Arpita Singh
ABOUT
"In life, both memory and forgetfulness are very important things."
Painter | India
Born in 1937
Arpita Singh is a pioneering Indian modernist celebrated for her distinct narrative-figurative paintings that blend autobiography, Bengali folk art, and socio-political commentary. Born in Calcutta, her early life, marked by the upheaval of Partition and a move to Delhi, instilled a sense of displacement and profound memory that fuels her work. She developed a unique, densely layered style characterized by an exuberant palette, seemingly childlike figures, and an intricate, patterned background reminiscent of Kantha embroidery (a skill she acquired while working at the Weaver's Service Centre). Her canvases function like illuminated manuscripts or fragmented maps, filled with recurring motifs: guns, clocks, cars, paper boats, floating human limbs, and lines of cryptic text, creating a world where time and gravity are fluid.

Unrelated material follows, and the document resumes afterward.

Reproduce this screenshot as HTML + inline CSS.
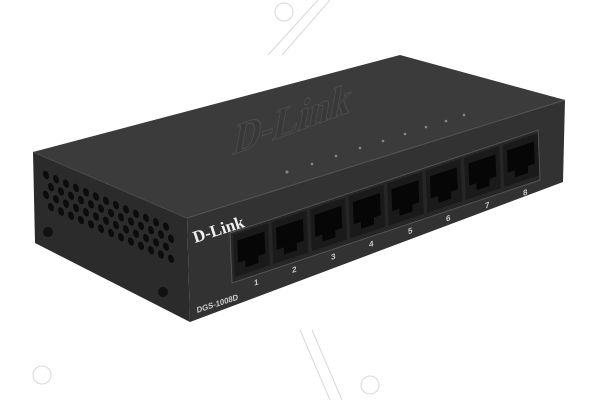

The central subject of her art is the vulnerable yet resilient woman, often middle-aged or elderly. She portrays women in domestic settings, sometimes alone or in groups, grappling with love, aging, and subtle violence. Unlike overt feminist polemics, her women are complex figures—neither wholly victims nor idealized goddesses—but profound entities embodying the universal human experience. As she notes, "Everything I do is only a transformation of myself." Singh's art resists a singular reading, instead inviting the viewer to piece together meaning from her intricate, timeless universe of memory.